Polyamory is a hoax! There is no such thing! It’s not real!
Is this what you think? I did too, but not anymore.
From a very young age, in stories and fairy tales, we are taught that every person has one true love. Religion tells us that you must give your heart to only one person too. But the stories and the prophesiers are partially wrong. Just look around.
When we love, we open new accounts for each person, without having to withdraw from another account to do so. As a child, you have an account for your parents. More than likely, a separate account for each of them. Sometimes one account seems to carry a slightly lower balance than the other, but they are still completely separate currencies. Other family members have their own accounts, as do friends, none stealing from one to fill the other.

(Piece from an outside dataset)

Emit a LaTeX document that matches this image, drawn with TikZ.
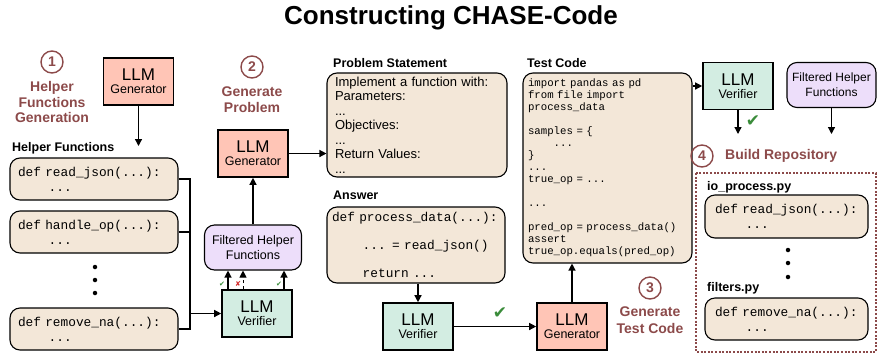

When we have children, they each have their own accounts too. When I gave birth to my son, I couldn’t imagine EVER loving someone like I loved him. When I became pregnant with my daughter, I actually feared that I wouldn’t love her like I did my first born. When she arrived, I quickly learned that was NOT the case. I loved that little girl with my whole heart too. But, how could that be when my heart already felt completely filled by my son? Easy, new account! I have always told my children that I don’t love them equally, I love them both uniquely. They don’t pull from the same account, so there is no competition for my affection.
Now, romantic love is different, right? My heart only belongs to one man, forever and always. This is true, and false. My life hostage for ever and ever more is my husband. He is the father to my children. The other half of my whole. The one I turn to with the best of news, and the worst. He is a forever pain in my ass, but I LOVE Him like no other. We were made for each other and nothing will ever change that.
However, I am completely in love with another man too. He makes me smile. He brings me such joy. He challenges me. He excites me and he drives me completely insane too. Most would say this is disloyal to my husband, and in the past I would have too, but why? This love hasn’t taken one thing away from my husband. He still owns me body and soul like all lifetime committed partners should. I have just been blessed to have had another account added to my bank that makes me happy and fulfills another part of my complete being.
If all this is true, then why is polyamory wrong? What are your thoughts? I’d love some constructive conversation on this subject.